2. Do posts created at a certain time receive more comments on average?

The data definitively shows that "Ask HN" posts receive more comments on average, which makes sense given that the intent of most of these posts is to receive answers from other users in the form of comments. Whereas "Show HN" posts often present findings or encourage collaboration on the underlying material, "Ask HN" posts cater specifically to communication in the comments section of the post.

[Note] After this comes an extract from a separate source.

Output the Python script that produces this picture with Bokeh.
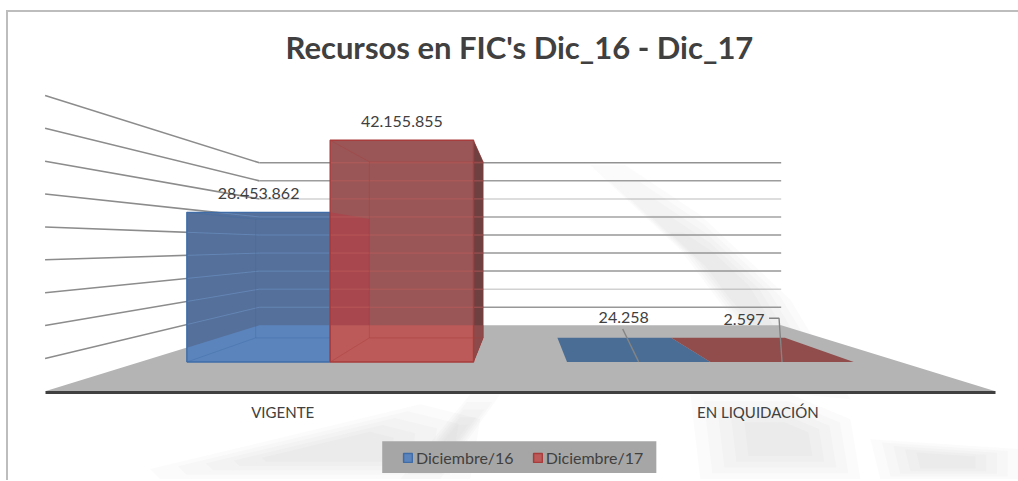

Focusing on "Ask HN", we then tried to determine if the time of the post significantly impacts the number of comments. When looking into the top five hours by average number of comments, it is evident that the averages are skewed by specific authors that always post at the same time and outliers. The hour with the highest average number of comments per post was 15:00 with an average of 38.59. When digging into the most commented on posts, we uncovered the fact that the high average was driven by hiring posts from the author whoishiring. All of whoishiring's posts were essentially the same--prompting employers seeking new hires to describe the opening--and are posted on the first of the month right around 3pm EST (implying scheduled posts). When excluding posts from whoishiring, the average number of comments from 15:00 hour "Ask HN" posts is significantly lower at 13.37. Posts at the 02:00 hour generating the second highest average number of comments was surprsing given the timing for both east coast and west coast users (2am on east coast, 11pm on west coast). It turns out that the average of 23.81 was largely due to one popular post (_Ask HN: What's the best tool you used to use that doesn't exist anymore?_) which was among the most commented on posts on the entire website.

When excluding the hours of 15:00 and 02:00, the hours generating the most comments per post are 16:00, 20:00, 21:00. Intuitively, it is not surprising that these hours score high in terms of comments given that they align with late afternoon/evening for those on the east coast and overlap with the west coast afternoon. For prospective users looking to engage with the Hacker News community, we would recommend posting an "Ask HN" question between 4pm and 9pm eastern time.